Meng Fanlong (born 5 February 1988) is a Chinese professional boxer who held the IBF Inter-Continental light-heavyweight title between 2017 and 2019.

Amateur career 
As an amateur, he represented China at the 2012 London Olympics, competing in the light-heavyweight division.

At the 2010 Asian Games (results) he beat two opponents before being outclassed 1:12 by Elshod Rasulov.

At the Asian Championships he lost the final to Kim Hyeong-kyu (KOR) 13:15. At the 2011 World Amateur Boxing Championships he beat three opponents before losing to Adilbek Niyazymbetov.

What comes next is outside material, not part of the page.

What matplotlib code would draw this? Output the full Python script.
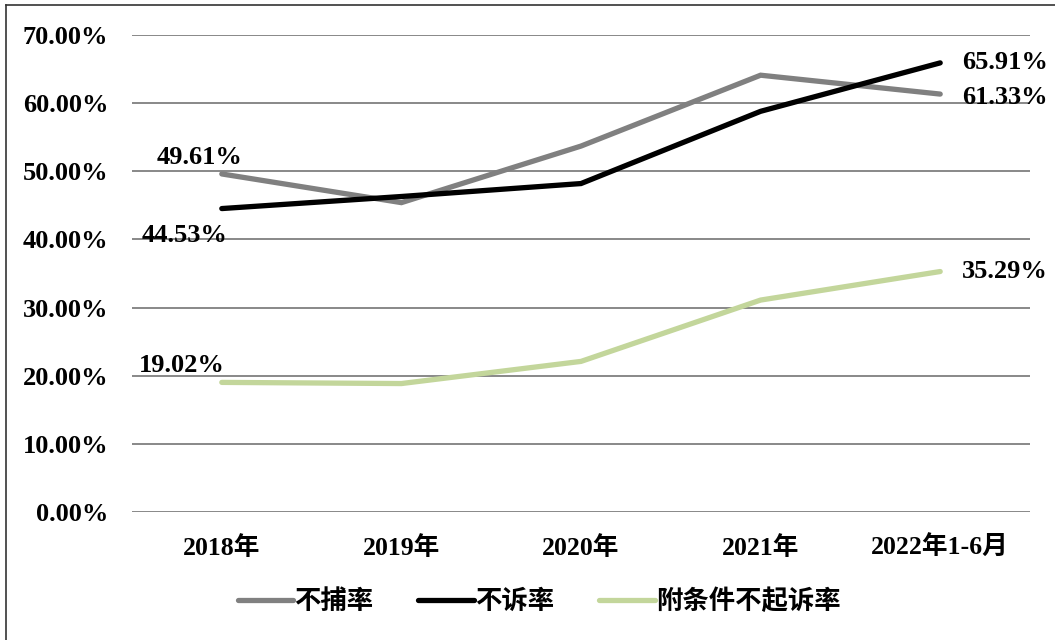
import matplotlib
matplotlib.use('Agg')
import matplotlib.pyplot as plt
from matplotlib.lines import Line2D

plt.rcParams['font.family'] = ['Liberation Serif', 'Noto Sans CJK SC']
plt.rcParams['font.weight'] = 'bold'

years = ['2018年', '2019年', '2020年', '2021年', '2022年1-6月']
buchu = [49.61, 45.4, 53.7, 64.1, 61.33]      # 不捕率
busu = [44.53, 46.3, 48.2, 58.8, 65.91]       # 不诉率
fujian = [19.02, 18.85, 22.1, 31.1, 35.29]    # 附条件不起诉率
yticks = [0, 10, 20, 30, 40, 50, 60, 70]

fig = plt.figure(figsize=(10.55, 6.4), dpi=100)
ax = fig.add_axes([132 / 1055, 0.2, 898 / 1055, 477 / 640])

x = list(range(len(years)))
ax.plot(x, buchu, color='#808080', lw=3.8, solid_capstyle='round', solid_joinstyle='miter', label='不捕率', zorder=3)
ax.plot(x, busu, color='#000000', lw=3.8, solid_capstyle='round', solid_joinstyle='miter', label='不诉率', zorder=4)
ax.plot(x, fujian, color='#c3d69b', lw=3.8, solid_capstyle='round', solid_joinstyle='miter', label='附条件不起诉率', zorder=3)

ax.set_xlim(-0.5, len(years) - 0.5)
ax.set_ylim(0, 70)
ax.set_yticks(yticks)
ax.set_yticklabels(['%.2f%%' % v for v in yticks], fontsize=19, fontweight='bold')
ax.set_xticks(x)
ax.set_xticklabels(years, fontsize=18.5, fontweight='bold')
ax.tick_params(axis='y', length=0, pad=17)
ax.tick_params(axis='x', length=0, pad=17)
ax.grid(axis='y', color='#888888', lw=1.4)
ax.set_axisbelow(True)
for s in ax.spines.values():
    s.set_visible(False)

# data labels
lab_kw = dict(textcoords='offset pixels', fontsize=19, fontweight='bold', va='center')
ax.annotate('%.2f%%' % buchu[0], (0, buchu[0]), xytext=(-22, 16), ha='center', **lab_kw)
ax.annotate('%.2f%%' % busu[0], (0, busu[0]), xytext=(-37, -27), ha='center', **lab_kw)
ax.annotate('%.2f%%' % fujian[0], (0, fujian[0]), xytext=(-40, 17), ha='center', **lab_kw)
ax.annotate('%.2f%%' % busu[4], (4, busu[4]), xytext=(22, 0), ha='left', **lab_kw)
ax.annotate('%.2f%%' % buchu[4], (4, buchu[4]), xytext=(22, -3), ha='left', **lab_kw)
ax.annotate('%.2f%%' % fujian[4], (4, fujian[4]), xytext=(22, 0), ha='left', **lab_kw)

fig.legend(loc='center', bbox_to_anchor=(0.511, 1 - 601 / 640), ncol=3, frameon=False,
           prop={'size': 19, 'weight': 'bold'}, handlelength=2.1, handletextpad=0.05,
           columnspacing=1.7)

# outer border (top and left only visible)
fig.add_artist(Line2D([6 / 1055, 6 / 1055], [0, 1 - 5 / 640], color='#333333', lw=1.2, transform=fig.transFigure))
fig.add_artist(Line2D([6 / 1055, 1], [1 - 5 / 640, 1 - 5 / 640], color='#333333', lw=1.2, transform=fig.transFigure))

fig.savefig('out.png', dpi=100)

At the 2012 Olympics he defeated Ahmed Barki 17:8 but lost to Yamaguchi Falcão Florentino 17:17 on countback.

Professional career

Meng vs. Buglioni 
On 24 November, 2018, Meng fought and beat Frank Buglioni by technical knockout in the 5th round.

Meng vs. Deines 
In his next bout, Meng fought Adam Deines, who was ranked #5 by the IBF and #11 by the WBO at light heavyweight. Meng won the fight via unanimous decision.

Meng vs. Pascal 
Meng lost from Jean Pascal via unanimous decision in their 12 round contest. The scorecards read 111-116, 112-115, 113-114 in favor of Pascal.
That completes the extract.